Everyone should read Man’s Search for Meaning by Viktor Frankl at least once in their life. It’s not a long book—just over 150 pages—but it carries more weight than most thousand-page novels.

The first half is Frankl’s own story of surviving Nazi concentration camps. But he doesn’t tell it in the usual way we expect memoirs to go. He doesn’t spend a lot of time detailing atrocities for shock value. Instead, he does something more haunting—he explains what was happening to people on the inside.

How their minds coped.

How hope flickered or flamed out.

How little things—a stolen piece of bread,

a memory of a loved one—could determine whether someone gave up or held on.


He talks about how prisoners went through phases.

First, shock.

Then, apathy.

Total emotional deadening.

And finally, once they were freed—if they survived—

the difficult reawakening to the world, which was often just as complicated as the camps.


There’s one moment where he describes someone finally stepping out into freedom, looking at a field of flowers... and feeling absolutely nothing. It's chilling and oddly beautiful, because it reminds you how deep the human psyche goes.


But it’s the second half of the book that stays with you in a different way. That’s where Frankl unpacks his theory of logotherapy—the idea that the primary drive in life isn’t pleasure (like Freud said) or power (like Adler believed). It’s meaning. Just that.

We survive, we endure, we create—we do all of it because we are looking for purpose.


He says you can find meaning in three ways:

through work (or creating something),

through love (encountering someone deeply),

or through the attitude you take when life gives you suffering you can’t change.

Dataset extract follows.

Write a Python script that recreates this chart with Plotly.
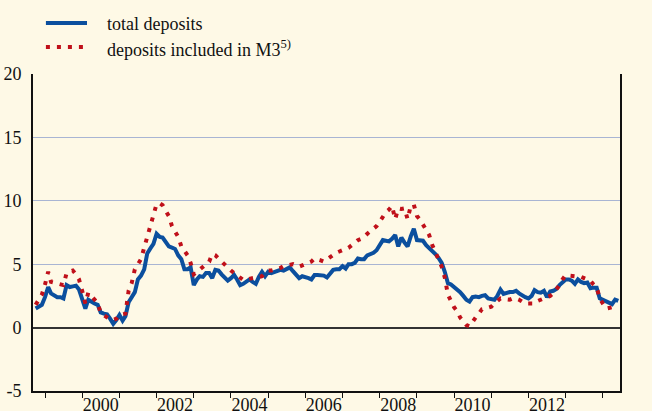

That third one hit hard. Because most of us want to avoid pain at all costs. But Frankl says, if the pain is unavoidable, it still doesn’t have to be meaningless.


What struck me the most is his unwavering belief that no matter how brutal life gets, we always have one last freedomto choose our response.


Even when every external freedom is stripped away, we can still decide who we are in our suffering. That’s not some random inspirational quote—it came from a man who lived through literal hell.


He survived the camps, and instead of letting it destroy him, he turned it into a philosophy.

There’s one line that keeps echoing in my head: “Those who have a ‘why’ to live, can bear almost any ‘how.’” And it’s true, isn’t it?


If you’ve ever gone through something hard—loss, depression, trauma—and somehow kept going because of someone you loved, or something you still believed in, you’ve already lived what he’s talking about.


It makes me wonder how often we avoid asking the bigger questions—What am I here for? What gives my life meaning?—because we’re too busy, or too afraid of the silence. But Frankl makes the case that we don’t need to invent meaning out of thin air. We just need to stay open to discovering it.


And maybe the real invitation of this book isn’t just to admire Frankl's strength, but to quietly start asking ourselves: What’s my “why”? What am I holding onto when everything else falls away?


If you’ve ever felt like you’re drifting, if you’ve been in pain and didn’t know how to carry it, if you’re looking for a way to understand your life in a deeper way—read this. Not because it has all the answers, but because it dares to ask the right questions.